With 45 years developing digital, print, and streaming media content for the celebrated Entrepreneur brand, Entrepreneur Media understands the importance of delivering best-in-class user experiences. And with help from Level Access, the team is sustaining web accessibility to ensure usability for every visitor.
When Entrepreneur Media first set out to improve the accessibility of its complex website, however, the team confronted a common challenge: limited time. Just one employee, Front-end Engineer Lorena Brito, managed Entrepreneur Media’s accessibility efforts. And her hours were consumed by manually documenting and triaging test findings for remediation. “I would spend entire days just creating Jira tickets to distribute and track tasks for resolving accessibility issues,” says Brito.

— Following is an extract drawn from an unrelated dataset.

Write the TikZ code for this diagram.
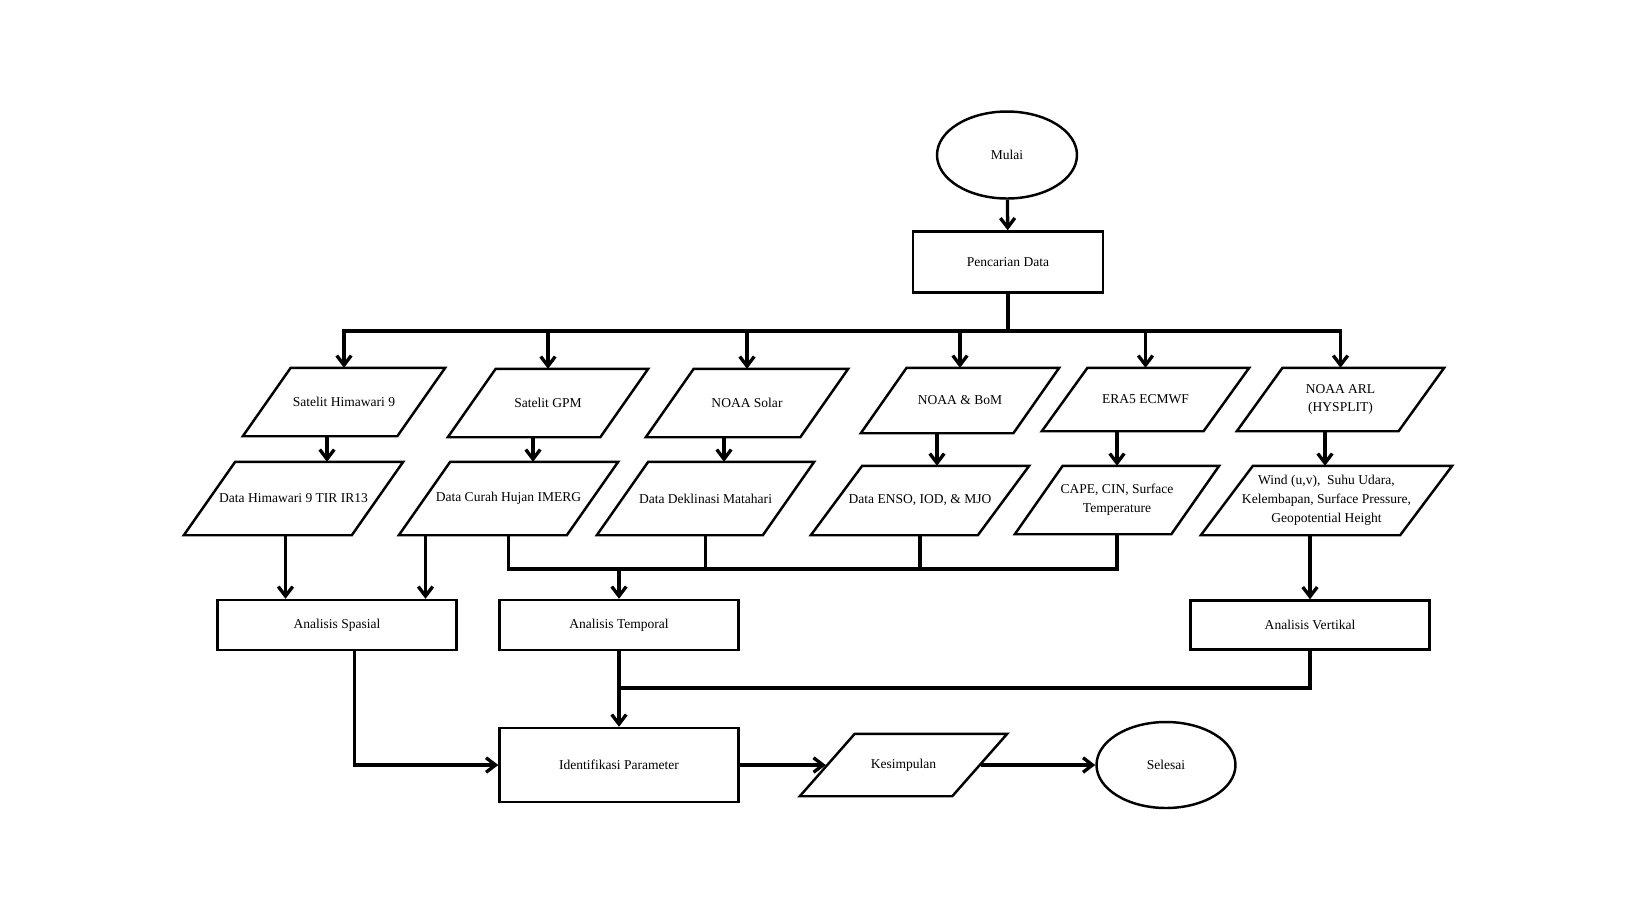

This high volume of manual work took valuable time away from fixing bugs. Without an easy-to-use hub for reporting on accessibility, it was difficult for Brito to share responsibility across the Entrepreneur Media team. “If I didn’t know about an accessibility problem, no one did,” she says. “Even if they did, no one apart from me really knew how to interpret and apply the information in the tool.”
To accelerate Entrepreneur Media’s progress and deliver on their organization-wide commitment to accessibility, the company needed a streamlined and intuitive system for managing accessibility.
Shortly after adopting the Level Access Platform, Brito found she could triage accessibility issues much more efficiently. The platform’s workflow management tools enabled Brito to quickly identify and group high-priority findings (such as critical accessibility issues or issues in new content) and add them to projects in the platform. This made it easy for her to ensure the most important fixes were implemented first and monitor completion. “I got so much valuable time back,” notes Brito.
Additionally, the platform provided contextual tips and guidance for resolving each finding, which helped developers better understand how to avoid repeating the same accessibility errors in future projects. And with the platform’s accessibility health score—a holistic metric that indicates the overall accessibility of websites and individual web pages—she had a simple way to measure the impact of her work.
The platform is designed to be easy to use for all team members within an organization, and it empowered other stakeholders at Entrepreneur Media to stay informed about accessibility progress. For example, Entrepreneur Media’s Chief Technical Officer, Jake Hudson, began using the platform to check the team’s high-level performance. “Our CTO told me that he knows the work is getting done because he accesses up-to-date analytics directly in the platform,” says Brito. “That’s important to building trust and further growing our program.”
Thanks largely to the platform’s workflow management tools, Brito estimates that she now spends 50 percent less time on administrative tasks than she did before implementing the solution. She can devote this time to managing Entrepreneur Media’s expanding accessibility function. When several new employees joined what was previously a one-woman initiative, Brito had capacity to guide and mentor her colleagues.
With both new technology and new team members, “accessibility improved by leaps and bounds,” says Brito. In roughly three months, Entrepreneur Media was able to address 60 percent of the findings from its latest comprehensive evaluation more than two times faster than prior attempts. And as its site’s accessibility improves, so has its overall performance: web content loads faster, and users spend more time reading articles and browsing the home page. Company leaders are taking note: Entrepreneur Media’s accessibility success was spotlighted in the organization’s monthly newsletter.
As the impact of accessibility becomes clear to the broader organization, accessibility is no longer a siloed priority for Brito and other developers. Designers ask for accessibility reviews of new components. Social media managers ask about the color contrast in graphics. Members of the editorial staff ask her about best practices for accessible hyperlinks. “As an organization, we’re collectively understanding the importance of accessibility,” reflects Brito. “Now, it’s not just me doing the work—it’s the team doing the work, together, in a single system—the Level Access Platform—that supports efficiency and collaboration.”